Blair is seventy-three and the son of George Orwell. To witness him stand at a lectern and read the opening line of his father’s great final novel, 1984, is to experience a sense of completion, an equation solved.
We were in Senate House, now part of the University of London, for 1984 Live. For the first time in the United Kingdom, the book was to be read aloud publicly from start to finish. It had been estimated that it would take sixty or so readers—well-known journalists, academics, actors, activists—thirteen hours, that Orwellian number, to get from the bright cold day to the gin-scented tears.
The event was being staged as part of the University College London Festival of Culture and organized by the Orwell Foundation, a charity celebrating the author’s work and values. Its director, Jean Seaton, explained that the idea had come “last summer, just after Brexit, but before Trump. The world felt dark and full of lies. Still does.”

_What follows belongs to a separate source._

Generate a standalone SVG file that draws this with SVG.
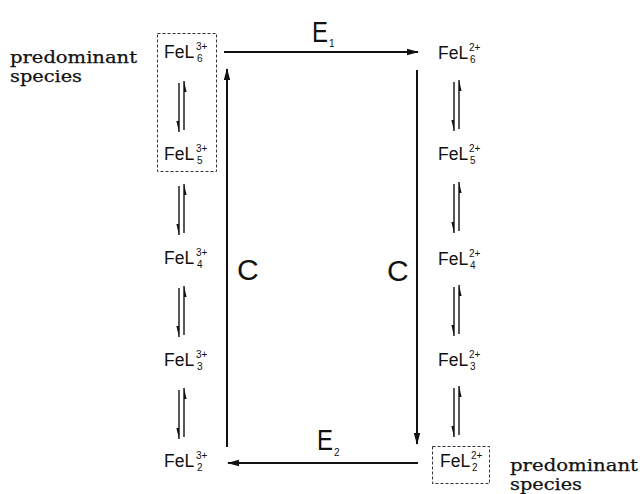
<svg xmlns="http://www.w3.org/2000/svg" xmlns:xlink="http://www.w3.org/1999/xlink" width="640" height="494" viewBox="0 0 640 494">
<style>
.fe{font-family:"Liberation Sans",Arial,sans-serif;font-size:17.5px;fill:#111}
.sc{font-family:"Liberation Sans",Arial,sans-serif;font-size:10px;fill:#111}
.big{font-family:"Liberation Sans",Arial,sans-serif;font-size:30px;fill:#111}
.lab{font-family:"DejaVu Serif","Liberation Serif",serif;font-size:17px;fill:#111;stroke:#111;stroke-width:0.25}
.box{fill:none;stroke:#333;stroke-width:1;stroke-dasharray:3 2}
.ln{stroke:#111;stroke-width:2;fill:none}
.hl{stroke:#111;stroke-width:1.4;fill:none}
</style>
<defs>
<marker id="ah" markerWidth="12" markerHeight="8" refX="11" refY="4" orient="auto" markerUnits="userSpaceOnUse">
<path d="M0,0.8 L12,4 L0,7.2 Z" fill="#111"/>
</marker>
<g id="eq">
<line class="hl" x1="0" y1="2" x2="0" y2="51"/>
<path d="M0,51 L-2.6,40 L0,40 Z" fill="#111"/>
<line class="hl" x1="5" y1="0" x2="5" y2="49"/>
<path d="M5,0 L7.6,11 L5,11 Z" fill="#111"/>
</g>
</defs>
<rect width="640" height="494" fill="#fff"/>

<g id="connectors">
<line class="ln" x1="224" y1="52" x2="418" y2="52" marker-end="url(#ah)"/>
<line class="ln" x1="417" y1="70" x2="417" y2="444" marker-end="url(#ah)"/>
<line class="ln" x1="418" y1="463" x2="228" y2="463" marker-end="url(#ah)"/>
<line class="ln" x1="227" y1="447" x2="227" y2="69" marker-end="url(#ah)"/>
<use xlink:href="#eq" x="179" y="81"/>
<use xlink:href="#eq" x="179" y="184"/>
<use xlink:href="#eq" x="179" y="286"/>
<use xlink:href="#eq" x="179" y="388"/>
<use xlink:href="#eq" x="454" y="80"/>
<use xlink:href="#eq" x="454" y="182"/>
<use xlink:href="#eq" x="454" y="285"/>
<use xlink:href="#eq" x="454" y="386"/>
</g>

<g id="label-E1">
<text class="big" font-size="26" transform="translate(312,42) scale(0.8,1)">E</text>
<text class="sc" x="329" y="47" font-size="13">1</text>
</g>
<g id="label-E2">
<text class="big" font-size="26" transform="translate(317,450) scale(0.8,1)">E</text>
<text class="sc" x="334" y="456" font-size="13">2</text>
</g>
<g id="label-C-left"><text class="big" x="237" y="280">C</text></g>
<g id="label-C-right"><text class="big" x="387" y="281">C</text></g>

<g id="FeL6-3">
<rect class="box" x="157.5" y="33.5" width="59" height="138"/>
<text class="fe" x="164" y="58">FeL</text><text class="sc" x="196" y="50">3+</text><text class="sc" x="197" y="62">6</text>
</g>
<g id="FeL5-3">
<text class="fe" x="164" y="160">FeL</text><text class="sc" x="196" y="152">3+</text><text class="sc" x="197" y="164">5</text>
</g>
<g id="FeL4-3">
<text class="fe" x="164" y="264">FeL</text><text class="sc" x="196" y="256">3+</text><text class="sc" x="197" y="268">4</text>
</g>
<g id="FeL3-3">
<text class="fe" x="164" y="366">FeL</text><text class="sc" x="196" y="358">3+</text><text class="sc" x="197" y="370">3</text>
</g>
<g id="FeL2-3">
<text class="fe" x="164" y="467">FeL</text><text class="sc" x="196" y="459">3+</text><text class="sc" x="197" y="471">2</text>
</g>

<g id="FeL6-2">
<text class="fe" x="438" y="59">FeL</text><text class="sc" x="469" y="51">2+</text><text class="sc" x="470" y="63">6</text>
</g>
<g id="FeL5-2">
<text class="fe" x="438" y="160">FeL</text><text class="sc" x="469" y="152">2+</text><text class="sc" x="470" y="164">5</text>
</g>
<g id="FeL4-2">
<text class="fe" x="438" y="265">FeL</text><text class="sc" x="469" y="257">2+</text><text class="sc" x="470" y="269">4</text>
</g>
<g id="FeL3-2">
<text class="fe" x="438" y="366">FeL</text><text class="sc" x="469" y="358">2+</text><text class="sc" x="470" y="370">3</text>
</g>
<g id="FeL2-2">
<rect class="box" x="432.5" y="446.5" width="57" height="37"/>
<text class="fe" x="440" y="467">FeL</text><text class="sc" x="471" y="459">2+</text><text class="sc" x="472" y="471">2</text>
</g>

<g id="note-left">
<text class="lab" x="10" y="63" textLength="127" lengthAdjust="spacingAndGlyphs">predominant</text>
<text class="lab" x="10" y="82" textLength="72" lengthAdjust="spacingAndGlyphs">species</text>
</g>
<g id="note-right">
<text class="lab" x="510" y="471" textLength="128" lengthAdjust="spacingAndGlyphs">predominant</text>
<text class="lab" x="510" y="490" textLength="72" lengthAdjust="spacingAndGlyphs">species</text>
</g>
</svg>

Since then, 1984 has taken on a strange currency; the electric charge of Orwell’s thinking hums and crackles through the culture. In January the novel topped Amazon’s bestseller list, almost seventy years since it was first published in 1949. Demand began to rise, according to Penguin Random House, shortly after Kellyanne Conway used the expression “alternative facts” to defend Sean Spicer’s claim that Donald Trump had attracted the largest audience ever to witness a presidential inauguration, period. By July 2017 sales had doubled over the same period in 2016. Half a million copies were printed in January alone.
All political moments are Orwellian, but some are more Orwellian than others. Reading 1984 “hurts” right now, according to Jean Seaton, but perhaps there is also something soothing in the recognition that the novel’s darkness looks so much like our own. “It feels like 1984 is here in our faces,” she told me.
George Orwell, whose real name was Eric Blair, wrote the novel between the summer of 1946 and the winter of 1948, mostly on the island of Jura, off the west coast of Scotland, where he had taken a house, moving there from austere post-war London. It tells the story of Winston Smith, a citizen of the state of Oceania, and his attempted rebellion—through sex and love and the written word—against the Party, which observes and controls every aspect of life. The novel has given us familiar concepts such as Big Brother and Room 101. Published in the United Kingdom on June 8, 1949, and five days later in the United States, the reviews at once recognized its significance. Mark Schorer wrote in the New York Times that “no other work of this generation has made us desire freedom more earnestly or loathe tyranny with such fullness.”